### Requirements:
With the pictures left out, copy the listing below exactly.

-- start of Recorded data --

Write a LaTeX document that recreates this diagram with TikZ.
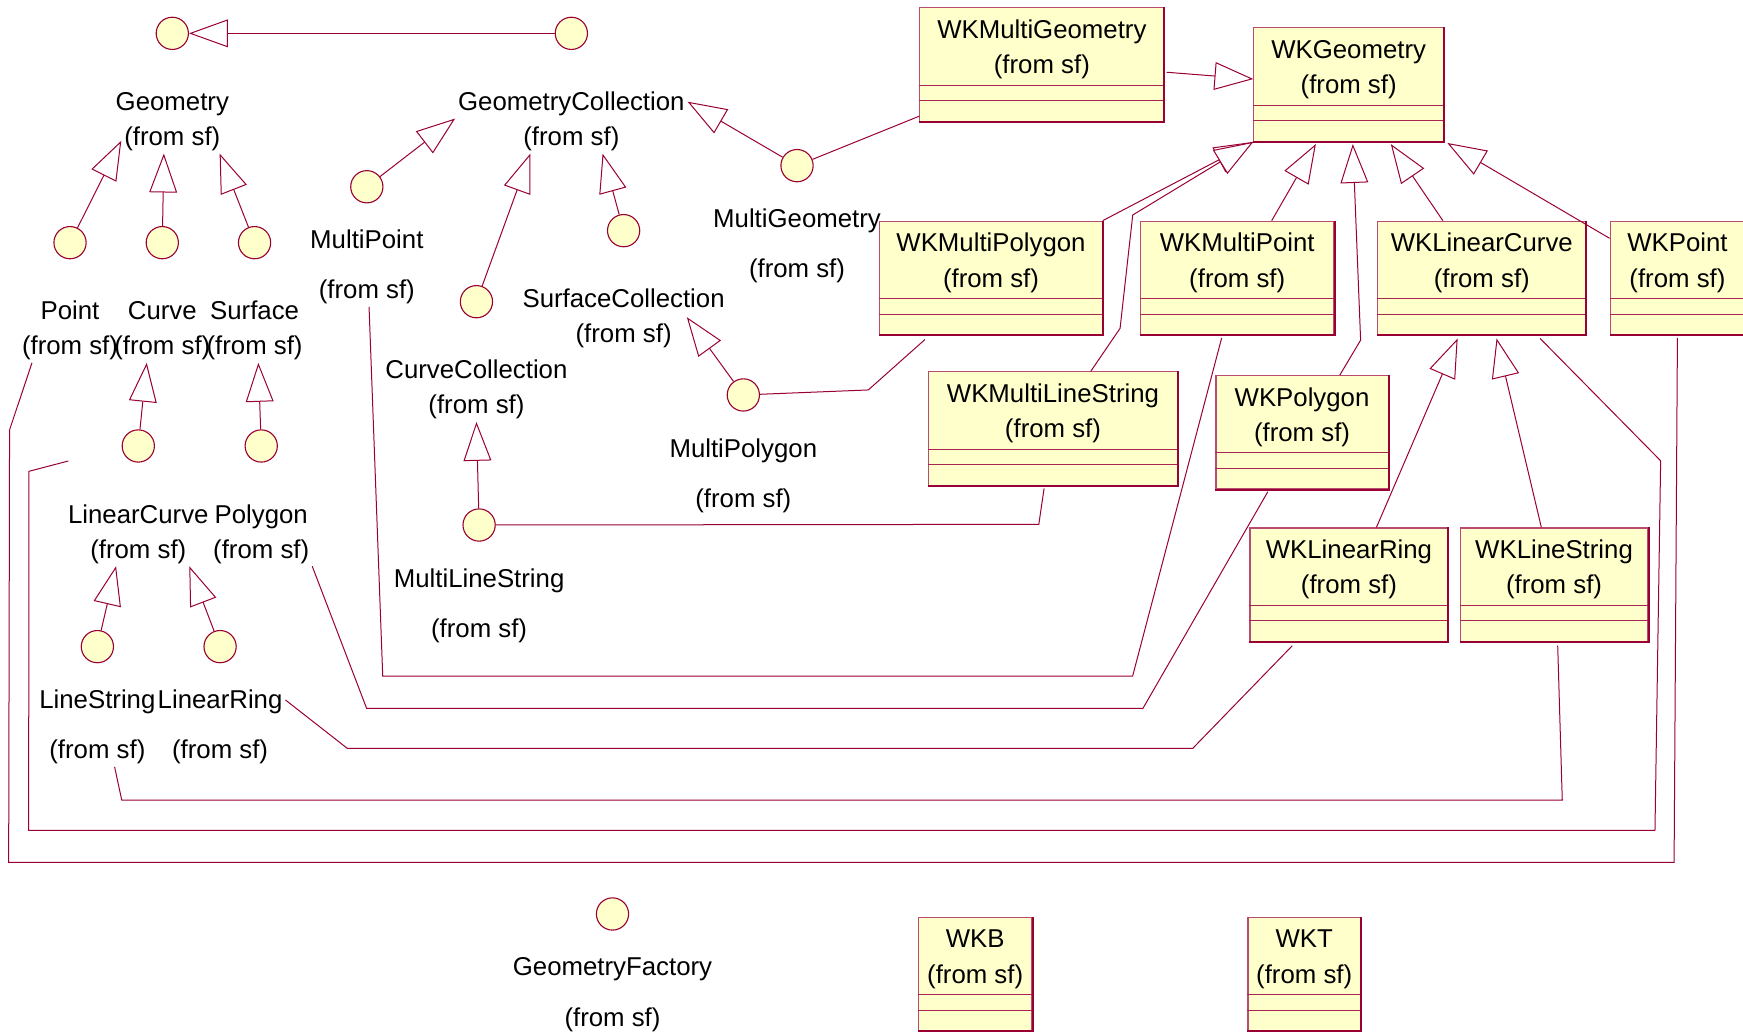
\documentclass[tikz,border=0pt]{standalone}
\usepackage{fontspec}
\setmainfont{Liberation Sans}
\usetikzlibrary{arrows.meta}

\definecolor{umlline}{RGB}{153,0,51}
\definecolor{umlfill}{RGB}{255,255,204}

\tikzset{
  iface/.style={circle, draw=umlline, fill=umlfill, line width=1pt, minimum size=29pt, inner sep=0pt},
  lbl/.style={font=\fontsize{23.2}{27}\selectfont, text height=18.5pt, text depth=2.8pt,
              inner xsep=2.5pt, inner ysep=4.3pt},
  conn/.style={draw=umlline, line width=0.9pt},
  gen/.style={conn, -{Triangle[length=35pt, width=25pt, fill=white]}},
  classbox/.style={rectangle, draw=umlline!70, fill=umlfill, line width=1pt,
                   minimum height=102pt, inner sep=0pt},
  compline/.style={draw=umlline!85, line width=0.9pt},
  boxedge/.style={draw=umlline, line width=1.8pt},
}

% class box: name, left, top, width, title
\newcommand\umlclass[5]{%
  \node[classbox, minimum width=#4pt, anchor=north west] (#1) at (#2,#3) {};
  \draw[compline] ([yshift=-70pt]#1.north west) -- ([yshift=-70pt]#1.north east);
  \draw[compline] ([yshift=-84pt]#1.north west) -- ([yshift=-84pt]#1.north east);
  \draw[boxedge] (#1.north east) -- (#1.south east) -- (#1.south west);
  \node[lbl] (#1-t) at ([yshift=-20pt]#1.north) {#5};
  \node[lbl] (#1-f) at ([yshift=-52pt]#1.north) {(from sf)};
}

% interface icon: name, x, y, title, drop of the title below the icon
\newcommand\umliface[5]{%
  \node[iface] (#1) at (#2,#3) {};
  \node[lbl] (#1-t) at ([yshift=-#5pt]#1.center) {#4};
  \node[lbl] (#1-f) at ([yshift=-93pt]#1.center) {(from sf)};
}

\begin{document}
\begin{tikzpicture}[x=1pt, y=-1pt]
\useasboundingbox (0,0) rectangle (1568,928.4);

% ---- interfaces ----
\umliface{geometry}{155}{30}{Geometry}{61.5}
\umliface{geomcoll}{514}{30}{GeometryCollection}{61.5}
\umliface{point}{63}{218.3}{Point}{61.5}
\umliface{curve}{146}{218.3}{Curve}{61.5}
\umliface{surface}{229}{218.3}{Surface}{61.5}
\umliface{multipoint}{330}{168}{MultiPoint}{47.3}
\umliface{curvecoll}{428.6}{271.4}{CurveCollection}{61.5}
\umliface{surfcoll}{561}{207.5}{SurfaceCollection}{61.5}
\umliface{multigeom}{717}{149}{MultiGeometry}{47.4}
\umliface{multipoly}{668.7}{355.3}{MultiPolygon}{48}
\umliface{multils}{431}{472.3}{MultiLineString}{48}
\umliface{linearcurve}{124.4}{401.2}{LinearCurve}{62}
\umliface{polygon}{235}{401.2}{Polygon}{62}
\umliface{linestring}{87.6}{581.7}{LineString}{48}
\umliface{linearring}{198}{581.7}{LinearRing}{48}
\umliface{geomfactory}{551}{822.2}{GeometryFactory}{47.4}

% ---- classes ----
\umlclass{wkmg}{827}{6.5}{219.5}{WKMultiGeometry}
\umlclass{wkgeom}{1127.5}{24.6}{170.5}{WKGeometry}
\umlclass{wkmpoly}{791}{198.5}{200}{WKMultiPolygon}
\umlclass{wkmpt}{1025.5}{198.5}{174}{WKMultiPoint}
\umlclass{wklc}{1239}{198.5}{187}{WKLinearCurve}
\umlclass{wkpt}{1448}{198.5}{121}{WKPoint}
\umlclass{wkmls}{834.5}{334}{224.5}{WKMultiLineString}
\umlclass{wkpoly}{1093.4}{337.4}{154.8}{WKPolygon}
\umlclass{wklr}{1124}{474.5}{178}{WKLinearRing}
\umlclass{wkls}{1313}{474.5}{169}{WKLineString}
\umlclass{wkb}{825.6}{824.6}{102.3}{WKB}
\umlclass{wkt}{1122.2}{824.6}{101.1}{WKT}

% ---- interface generalizations ----
\draw[gen] (geomcoll) -- (geometry);
\draw[gen] (point) -- ([yshift=-3.6pt]geometry-f.west);
\draw[gen] (curve) -- ([xshift=-7.6pt]geometry-f.south);
\draw[gen] (surface) -- ([xshift=-3.3pt]geometry-f.south east);
\draw[gen] (multipoint) -- (geomcoll-t.south west);
\draw[gen] (curvecoll) -- ([xshift=9pt]geomcoll-f.south west);
\draw[gen] (surfcoll) -- ([xshift=-17.8pt]geomcoll-f.south east);
\draw[gen] (multigeom) -- (geomcoll-t.east);
\draw[gen] (multipoly) -- ([xshift=11pt]surfcoll-f.north east);
\draw[gen] (multils) -- (curvecoll-f.south);
\draw[gen] (linearcurve) -- ([xshift=-14pt]curve-f.south);
\draw[gen] (polygon) -- ([xshift=3.4pt]surface-f.south);
\draw[gen] (linestring) -- ([xshift=-20pt]linearcurve-f.south);
\draw[gen] (linearring) -- (linearcurve-f.south east);

% ---- class generalizations ----
\draw[gen] ([xshift=2pt,yshift=-7pt]wkmg.east) -- ([yshift=5pt]wkgeom.west);
\draw[gen] (wkmpoly.north east) -- (wkgeom.south west);
\draw[gen] ([xshift=34pt]wkmls.north) -- (1007.6,295.4) -- (1019,193.4) -- (wkgeom.south west);
\draw[gen] ([xshift=31pt]wkmpt.north) -- ([xshift=-29.5pt,yshift=-2pt]wkgeom.south);
\draw[gen] ([xshift=34pt]wkpoly.north) -- (1224,306) -- ([xshift=3.75pt,yshift=-2pt]wkgeom.south);
\draw[gen] ([xshift=-35pt]wklc.north) -- ([xshift=37.9pt,yshift=-2pt]wkgeom.south);
\draw[gen] ([yshift=-15.9pt]wkpt.north west) -- ([xshift=3pt,yshift=-1pt]wkgeom.south east);
\draw[gen] ([xshift=24.7pt]wklr.north) -- ([xshift=-21.7pt,yshift=-3pt]wklc.south);
\draw[gen] ([xshift=-11.4pt]wkls.north) -- ([xshift=13.3pt,yshift=-3pt]wklc.south);

% ---- realizations ----
\draw[conn] (multigeom) -- ([yshift=5pt]wkmg.south west);
\draw[conn] (multipoly) -- (781.1,350.8) -- ([xshift=41pt,yshift=-4pt]wkmpoly.south west);
\draw[conn] (multils) -- (934.5,471.7) -- ([xshift=-8pt,yshift=-2.4pt]wkmls.south);
\draw[conn] ([xshift=2pt]multipoint-f.south) -- (344.3,608.2) -- (1018.9,608.2)
            -- ([xshift=-14pt,yshift=-2.5pt]wkmpt.south);
\draw[conn] (polygon-f.south east) -- (329.8,637.2) -- (1028.2,637.2)
            -- ([xshift=-30.8pt,yshift=-2pt]wkpoly.south);
\draw[conn] (linearring-t.east) -- (312.4,673.2) -- (1073,673.2)
            -- ([xshift=-51pt,yshift=-3.4pt]wklr.south);
\draw[conn] ([xshift=15.5pt]linestring-f.south) -- (109.5,719.7) -- (1405.4,719.7)
            -- ([xshift=3.3pt,yshift=-3.4pt]wkls.south);
\coordinate (lcend) at (61.5,414.7);
\draw[conn] ([xshift=52.5pt,yshift=-3pt]wklc.south) -- (1493.9,414.5) -- (1488.8,747)
            -- (25.8,747) -- (26,424) -- (lcend);
\draw[conn] ([yshift=-2.5pt]wkpt.south) -- (1506,775.8) -- (7.8,775.8) -- (8.6,386.8)
            -- ([xshift=11.6pt]point-f.south west);
\end{tikzpicture}
\end{document}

-- end of Recorded data --

### Answer to this exercise:
Write a LaTeX document that recreates this diagram with TikZ.
\documentclass[tikz,border=0pt]{standalone}
\usepackage{fontspec}
\setmainfont{Liberation Sans}
\usetikzlibrary{arrows.meta}

\definecolor{umlline}{RGB}{153,0,51}
\definecolor{umlfill}{RGB}{255,255,204}

\tikzset{
  iface/.style={circle, draw=umlline, fill=umlfill, line width=1pt, minimum size=29pt, inner sep=0pt},
  lbl/.style={font=\fontsize{23.2}{27}\selectfont, text height=18.5pt, text depth=2.8pt,
              inner xsep=2.5pt, inner ysep=4.3pt},
  conn/.style={draw=umlline, line width=0.9pt},
  gen/.style={conn, -{Triangle[length=35pt, width=25pt, fill=white]}},
  classbox/.style={rectangle, draw=umlline!70, fill=umlfill, line width=1pt,
                   minimum height=102pt, inner sep=0pt},
  compline/.style={draw=umlline!85, line width=0.9pt},
  boxedge/.style={draw=umlline, line width=1.8pt},
}

% class box: name, left, top, width, title
\newcommand\umlclass[5]{%
  \node[classbox, minimum width=#4pt, anchor=north west] (#1) at (#2,#3) {};
  \draw[compline] ([yshift=-70pt]#1.north west) -- ([yshift=-70pt]#1.north east);
  \draw[compline] ([yshift=-84pt]#1.north west) -- ([yshift=-84pt]#1.north east);
  \draw[boxedge] (#1.north east) -- (#1.south east) -- (#1.south west);
  \node[lbl] (#1-t) at ([yshift=-20pt]#1.north) {#5};
  \node[lbl] (#1-f) at ([yshift=-52pt]#1.north) {(from sf)};
}

% interface icon: name, x, y, title, drop of the title below the icon
\newcommand\umliface[5]{%
  \node[iface] (#1) at (#2,#3) {};
  \node[lbl] (#1-t) at ([yshift=-#5pt]#1.center) {#4};
  \node[lbl] (#1-f) at ([yshift=-93pt]#1.center) {(from sf)};
}

\begin{document}
\begin{tikzpicture}[x=1pt, y=-1pt]
\useasboundingbox (0,0) rectangle (1568,928.4);

% ---- interfaces ----
\umliface{geometry}{155}{30}{Geometry}{61.5}
\umliface{geomcoll}{514}{30}{GeometryCollection}{61.5}
\umliface{point}{63}{218.3}{Point}{61.5}
\umliface{curve}{146}{218.3}{Curve}{61.5}
\umliface{surface}{229}{218.3}{Surface}{61.5}
\umliface{multipoint}{330}{168}{MultiPoint}{47.3}
\umliface{curvecoll}{428.6}{271.4}{CurveCollection}{61.5}
\umliface{surfcoll}{561}{207.5}{SurfaceCollection}{61.5}
\umliface{multigeom}{717}{149}{MultiGeometry}{47.4}
\umliface{multipoly}{668.7}{355.3}{MultiPolygon}{48}
\umliface{multils}{431}{472.3}{MultiLineString}{48}
\umliface{linearcurve}{124.4}{401.2}{LinearCurve}{62}
\umliface{polygon}{235}{401.2}{Polygon}{62}
\umliface{linestring}{87.6}{581.7}{LineString}{48}
\umliface{linearring}{198}{581.7}{LinearRing}{48}
\umliface{geomfactory}{551}{822.2}{GeometryFactory}{47.4}

% ---- classes ----
\umlclass{wkmg}{827}{6.5}{219.5}{WKMultiGeometry}
\umlclass{wkgeom}{1127.5}{24.6}{170.5}{WKGeometry}
\umlclass{wkmpoly}{791}{198.5}{200}{WKMultiPolygon}
\umlclass{wkmpt}{1025.5}{198.5}{174}{WKMultiPoint}
\umlclass{wklc}{1239}{198.5}{187}{WKLinearCurve}
\umlclass{wkpt}{1448}{198.5}{121}{WKPoint}
\umlclass{wkmls}{834.5}{334}{224.5}{WKMultiLineString}
\umlclass{wkpoly}{1093.4}{337.4}{154.8}{WKPolygon}
\umlclass{wklr}{1124}{474.5}{178}{WKLinearRing}
\umlclass{wkls}{1313}{474.5}{169}{WKLineString}
\umlclass{wkb}{825.6}{824.6}{102.3}{WKB}
\umlclass{wkt}{1122.2}{824.6}{101.1}{WKT}

% ---- interface generalizations ----
\draw[gen] (geomcoll) -- (geometry);
\draw[gen] (point) -- ([yshift=-3.6pt]geometry-f.west);
\draw[gen] (curve) -- ([xshift=-7.6pt]geometry-f.south);
\draw[gen] (surface) -- ([xshift=-3.3pt]geometry-f.south east);
\draw[gen] (multipoint) -- (geomcoll-t.south west);
\draw[gen] (curvecoll) -- ([xshift=9pt]geomcoll-f.south west);
\draw[gen] (surfcoll) -- ([xshift=-17.8pt]geomcoll-f.south east);
\draw[gen] (multigeom) -- (geomcoll-t.east);
\draw[gen] (multipoly) -- ([xshift=11pt]surfcoll-f.north east);
\draw[gen] (multils) -- (curvecoll-f.south);
\draw[gen] (linearcurve) -- ([xshift=-14pt]curve-f.south);
\draw[gen] (polygon) -- ([xshift=3.4pt]surface-f.south);
\draw[gen] (linestring) -- ([xshift=-20pt]linearcurve-f.south);
\draw[gen] (linearring) -- (linearcurve-f.south east);

% ---- class generalizations ----
\draw[gen] ([xshift=2pt,yshift=-7pt]wkmg.east) -- ([yshift=5pt]wkgeom.west);
\draw[gen] (wkmpoly.north east) -- (wkgeom.south west);
\draw[gen] ([xshift=34pt]wkmls.north) -- (1007.6,295.4) -- (1019,193.4) -- (wkgeom.south west);
\draw[gen] ([xshift=31pt]wkmpt.north) -- ([xshift=-29.5pt,yshift=-2pt]wkgeom.south);
\draw[gen] ([xshift=34pt]wkpoly.north) -- (1224,306) -- ([xshift=3.75pt,yshift=-2pt]wkgeom.south);
\draw[gen] ([xshift=-35pt]wklc.north) -- ([xshift=37.9pt,yshift=-2pt]wkgeom.south);
\draw[gen] ([yshift=-15.9pt]wkpt.north west) -- ([xshift=3pt,yshift=-1pt]wkgeom.south east);
\draw[gen] ([xshift=24.7pt]wklr.north) -- ([xshift=-21.7pt,yshift=-3pt]wklc.south);
\draw[gen] ([xshift=-11.4pt]wkls.north) -- ([xshift=13.3pt,yshift=-3pt]wklc.south);

% ---- realizations ----
\draw[conn] (multigeom) -- ([yshift=5pt]wkmg.south west);
\draw[conn] (multipoly) -- (781.1,350.8) -- ([xshift=41pt,yshift=-4pt]wkmpoly.south west);
\draw[conn] (multils) -- (934.5,471.7) -- ([xshift=-8pt,yshift=-2.4pt]wkmls.south);
\draw[conn] ([xshift=2pt]multipoint-f.south) -- (344.3,608.2) -- (1018.9,608.2)
            -- ([xshift=-14pt,yshift=-2.5pt]wkmpt.south);
\draw[conn] (polygon-f.south east) -- (329.8,637.2) -- (1028.2,637.2)
            -- ([xshift=-30.8pt,yshift=-2pt]wkpoly.south);
\draw[conn] (linearring-t.east) -- (312.4,673.2) -- (1073,673.2)
            -- ([xshift=-51pt,yshift=-3.4pt]wklr.south);
\draw[conn] ([xshift=15.5pt]linestring-f.south) -- (109.5,719.7) -- (1405.4,719.7)
            -- ([xshift=3.3pt,yshift=-3.4pt]wkls.south);
\coordinate (lcend) at (61.5,414.7);
\draw[conn] ([xshift=52.5pt,yshift=-3pt]wklc.south) -- (1493.9,414.5) -- (1488.8,747)
            -- (25.8,747) -- (26,424) -- (lcend);
\draw[conn] ([yshift=-2.5pt]wkpt.south) -- (1506,775.8) -- (7.8,775.8) -- (8.6,386.8)
            -- ([xshift=11.6pt]point-f.south west);
\end{tikzpicture}
\end{document}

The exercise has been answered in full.